ERIC Number: ED258246
Record Type: RIE
Publication Date: 1985-Aug
Pages: 35
Abstractor: N/A
ISBN: N/A
ISSN: N/A
EISSN: N/A
Beyond Believability: A Comparative Analysis of What the Public Knows and Thinks about Television and Newspaper News.
McLeod, Jack M.; And Others
A study sought answers for seven questions about the public's orientation toward television news. Television interviews were conducted with 823 adult residents of Dane County, Wisconsin, during October 1983 by trained graduate students and advanced undergraduates as part of a communications research methods course. Results showed that the public does not know very much about the structure and operation of television and newspaper news. Many people seem to have some information about how television works but few people have strong, well-organized patterns of knowledge of news operations. Answers to the question of what attitudes the public held about television and newspaper news revealed a mixture of strong supporters and strong detractors. Higher levels of knowledge were not associated with more favorable attitudes toward television news, and the varying levels of knowledge and attitude did not seem to be related to the time spent with the media and their news content. Finally, media knowledge and attitudes only slightly affected perceptions of helpfulness of television news and did not affect newspaper knowledge at all.

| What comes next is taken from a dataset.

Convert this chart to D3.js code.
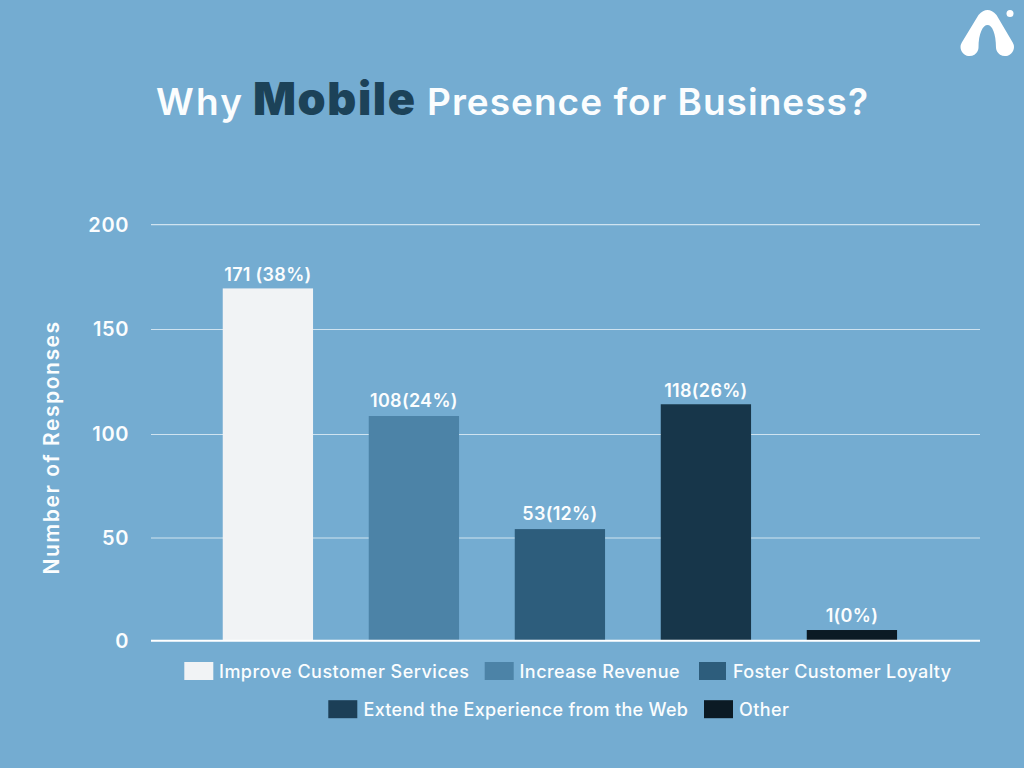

Much more explication and research need to be done in developing the concepts of media news knowledge and attitudes. (DF)
Publication Type: Reports - Research; Speeches/Meeting Papers
Education Level: N/A
Audience: N/A
Language: English
Sponsor: N/A
Authoring Institution: N/A
Grant or Contract Numbers: N/A
Note: Paper presented at the Annual Meeting of the Association for Education in Journalism and Mass Communication (68th, Memphis, TN, August 3-6, 1985).